■ **DIRECTIONS**
Your task is to quote exactly the run of lines that starts at the line containing "Write the matplotlib code for this chart." and ends at the line containing "plt.rcParams['font.family'] = ['Noto", including both.

■ **ENTRIES SHOWN**
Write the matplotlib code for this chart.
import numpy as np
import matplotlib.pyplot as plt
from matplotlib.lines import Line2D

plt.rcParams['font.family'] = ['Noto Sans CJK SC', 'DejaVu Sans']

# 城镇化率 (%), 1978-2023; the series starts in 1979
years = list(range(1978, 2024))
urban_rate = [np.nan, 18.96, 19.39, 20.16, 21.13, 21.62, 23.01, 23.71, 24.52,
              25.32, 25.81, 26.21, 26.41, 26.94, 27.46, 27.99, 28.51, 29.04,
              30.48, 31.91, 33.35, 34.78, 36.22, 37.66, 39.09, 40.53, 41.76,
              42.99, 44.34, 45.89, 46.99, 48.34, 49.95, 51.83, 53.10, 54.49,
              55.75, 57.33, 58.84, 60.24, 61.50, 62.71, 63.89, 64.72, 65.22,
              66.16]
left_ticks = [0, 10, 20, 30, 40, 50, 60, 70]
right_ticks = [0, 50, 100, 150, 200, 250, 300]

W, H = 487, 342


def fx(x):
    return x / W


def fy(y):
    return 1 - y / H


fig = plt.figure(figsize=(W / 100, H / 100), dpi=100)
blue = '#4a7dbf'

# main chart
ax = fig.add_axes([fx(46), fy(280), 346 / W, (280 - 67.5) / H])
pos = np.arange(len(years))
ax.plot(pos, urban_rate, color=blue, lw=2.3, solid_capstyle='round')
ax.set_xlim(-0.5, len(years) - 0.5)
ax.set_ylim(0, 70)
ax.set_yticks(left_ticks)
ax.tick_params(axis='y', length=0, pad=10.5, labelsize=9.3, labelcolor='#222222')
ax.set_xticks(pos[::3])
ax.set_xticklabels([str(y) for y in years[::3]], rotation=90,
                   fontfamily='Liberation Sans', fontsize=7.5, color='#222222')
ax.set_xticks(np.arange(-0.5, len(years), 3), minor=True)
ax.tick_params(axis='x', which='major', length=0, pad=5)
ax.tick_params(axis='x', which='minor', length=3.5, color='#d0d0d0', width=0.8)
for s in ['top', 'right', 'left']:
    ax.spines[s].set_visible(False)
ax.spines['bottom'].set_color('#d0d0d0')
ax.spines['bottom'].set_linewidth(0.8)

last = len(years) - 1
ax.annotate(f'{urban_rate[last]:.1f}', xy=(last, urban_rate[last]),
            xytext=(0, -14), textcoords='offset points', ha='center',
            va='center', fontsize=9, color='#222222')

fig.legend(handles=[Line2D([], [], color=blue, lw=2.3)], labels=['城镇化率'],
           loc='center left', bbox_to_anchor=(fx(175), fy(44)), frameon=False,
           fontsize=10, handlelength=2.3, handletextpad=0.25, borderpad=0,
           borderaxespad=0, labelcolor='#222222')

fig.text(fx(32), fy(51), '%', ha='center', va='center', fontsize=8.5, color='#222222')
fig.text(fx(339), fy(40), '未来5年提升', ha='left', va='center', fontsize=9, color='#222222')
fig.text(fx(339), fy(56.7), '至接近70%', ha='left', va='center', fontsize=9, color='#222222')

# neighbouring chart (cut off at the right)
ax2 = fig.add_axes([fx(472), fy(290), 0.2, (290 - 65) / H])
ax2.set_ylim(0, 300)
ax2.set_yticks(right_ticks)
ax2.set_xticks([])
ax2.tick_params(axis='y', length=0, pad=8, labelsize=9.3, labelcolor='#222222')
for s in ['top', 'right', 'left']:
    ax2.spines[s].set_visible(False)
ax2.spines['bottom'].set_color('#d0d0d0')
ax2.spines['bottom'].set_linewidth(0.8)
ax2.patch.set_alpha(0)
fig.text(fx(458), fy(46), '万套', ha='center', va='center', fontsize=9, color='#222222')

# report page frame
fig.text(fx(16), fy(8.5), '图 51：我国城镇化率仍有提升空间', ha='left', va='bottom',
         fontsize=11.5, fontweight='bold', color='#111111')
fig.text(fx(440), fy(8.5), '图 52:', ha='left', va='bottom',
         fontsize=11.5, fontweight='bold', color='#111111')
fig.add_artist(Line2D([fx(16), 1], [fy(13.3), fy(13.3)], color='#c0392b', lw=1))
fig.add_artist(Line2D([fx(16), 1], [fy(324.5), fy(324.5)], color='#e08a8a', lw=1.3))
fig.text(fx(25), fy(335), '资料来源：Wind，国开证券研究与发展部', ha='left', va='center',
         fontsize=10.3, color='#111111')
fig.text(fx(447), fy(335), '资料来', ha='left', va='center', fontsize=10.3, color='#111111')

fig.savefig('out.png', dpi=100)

---

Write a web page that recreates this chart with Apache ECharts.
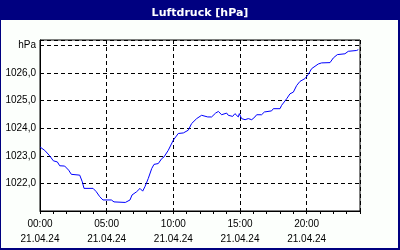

---

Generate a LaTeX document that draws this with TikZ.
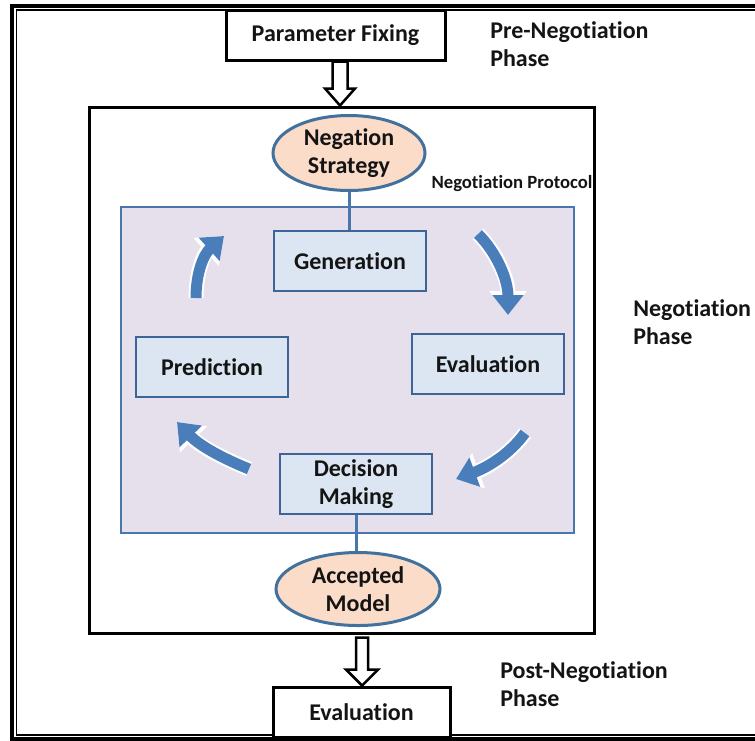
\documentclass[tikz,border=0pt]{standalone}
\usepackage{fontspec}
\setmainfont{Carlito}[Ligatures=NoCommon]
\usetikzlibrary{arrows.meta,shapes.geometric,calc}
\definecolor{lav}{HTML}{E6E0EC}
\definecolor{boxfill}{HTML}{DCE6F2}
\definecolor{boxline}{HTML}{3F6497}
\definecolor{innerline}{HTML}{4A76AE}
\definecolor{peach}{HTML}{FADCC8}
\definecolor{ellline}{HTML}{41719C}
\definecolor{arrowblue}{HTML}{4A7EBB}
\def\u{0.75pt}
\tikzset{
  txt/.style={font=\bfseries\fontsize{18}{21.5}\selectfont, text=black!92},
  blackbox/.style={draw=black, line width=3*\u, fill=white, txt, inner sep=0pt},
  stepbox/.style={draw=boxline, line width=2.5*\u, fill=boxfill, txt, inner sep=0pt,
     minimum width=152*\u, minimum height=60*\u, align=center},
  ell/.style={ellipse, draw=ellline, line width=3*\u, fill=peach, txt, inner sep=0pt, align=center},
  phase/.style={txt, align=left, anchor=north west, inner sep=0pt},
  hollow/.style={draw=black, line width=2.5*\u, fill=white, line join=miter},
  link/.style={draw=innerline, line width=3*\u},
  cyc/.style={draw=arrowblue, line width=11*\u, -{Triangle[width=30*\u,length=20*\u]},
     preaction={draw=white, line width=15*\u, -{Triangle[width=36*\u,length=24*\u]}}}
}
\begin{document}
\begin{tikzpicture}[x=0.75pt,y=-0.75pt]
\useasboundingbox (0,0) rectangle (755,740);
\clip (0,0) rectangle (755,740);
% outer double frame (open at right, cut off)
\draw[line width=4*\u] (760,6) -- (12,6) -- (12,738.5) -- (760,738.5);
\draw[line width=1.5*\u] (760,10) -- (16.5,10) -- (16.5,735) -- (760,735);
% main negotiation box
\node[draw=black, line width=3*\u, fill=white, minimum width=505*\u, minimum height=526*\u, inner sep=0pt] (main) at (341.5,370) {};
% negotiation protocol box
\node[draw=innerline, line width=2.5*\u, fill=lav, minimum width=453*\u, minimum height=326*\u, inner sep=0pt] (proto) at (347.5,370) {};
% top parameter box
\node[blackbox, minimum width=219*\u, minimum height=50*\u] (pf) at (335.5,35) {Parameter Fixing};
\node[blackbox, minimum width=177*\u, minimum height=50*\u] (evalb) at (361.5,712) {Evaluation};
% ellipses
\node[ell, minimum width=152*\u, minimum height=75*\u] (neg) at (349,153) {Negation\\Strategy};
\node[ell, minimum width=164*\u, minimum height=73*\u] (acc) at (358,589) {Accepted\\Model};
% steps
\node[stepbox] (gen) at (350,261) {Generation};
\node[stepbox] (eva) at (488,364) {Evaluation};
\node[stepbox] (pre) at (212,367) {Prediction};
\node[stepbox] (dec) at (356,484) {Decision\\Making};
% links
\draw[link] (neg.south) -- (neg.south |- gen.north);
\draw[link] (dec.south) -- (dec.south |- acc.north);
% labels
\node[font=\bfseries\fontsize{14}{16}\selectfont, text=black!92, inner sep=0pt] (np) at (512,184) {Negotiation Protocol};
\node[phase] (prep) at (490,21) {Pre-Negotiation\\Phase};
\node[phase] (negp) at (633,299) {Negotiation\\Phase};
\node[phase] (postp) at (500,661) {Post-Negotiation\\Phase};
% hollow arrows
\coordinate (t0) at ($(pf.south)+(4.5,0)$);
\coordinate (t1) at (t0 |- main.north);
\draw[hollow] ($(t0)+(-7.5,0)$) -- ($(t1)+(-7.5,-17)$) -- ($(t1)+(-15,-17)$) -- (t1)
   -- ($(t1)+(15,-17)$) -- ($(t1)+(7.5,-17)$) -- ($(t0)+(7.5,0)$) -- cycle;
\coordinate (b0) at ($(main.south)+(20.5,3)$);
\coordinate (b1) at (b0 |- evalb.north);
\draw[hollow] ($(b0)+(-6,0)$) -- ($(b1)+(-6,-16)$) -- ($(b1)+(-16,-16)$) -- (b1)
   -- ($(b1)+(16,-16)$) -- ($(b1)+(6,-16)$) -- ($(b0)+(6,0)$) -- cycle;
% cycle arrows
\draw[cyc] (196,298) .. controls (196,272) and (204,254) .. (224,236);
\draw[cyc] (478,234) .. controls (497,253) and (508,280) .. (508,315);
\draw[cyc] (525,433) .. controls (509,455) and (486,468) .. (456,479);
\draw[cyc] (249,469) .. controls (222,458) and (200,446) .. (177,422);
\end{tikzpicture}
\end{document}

■ **FINISHED EXERCISE**
Write the matplotlib code for this chart.
import numpy as np
import matplotlib.pyplot as plt
from matplotlib.lines import Line2D

plt.rcParams['font.family'] = ['Noto Sans CJK SC', 'DejaVu Sans']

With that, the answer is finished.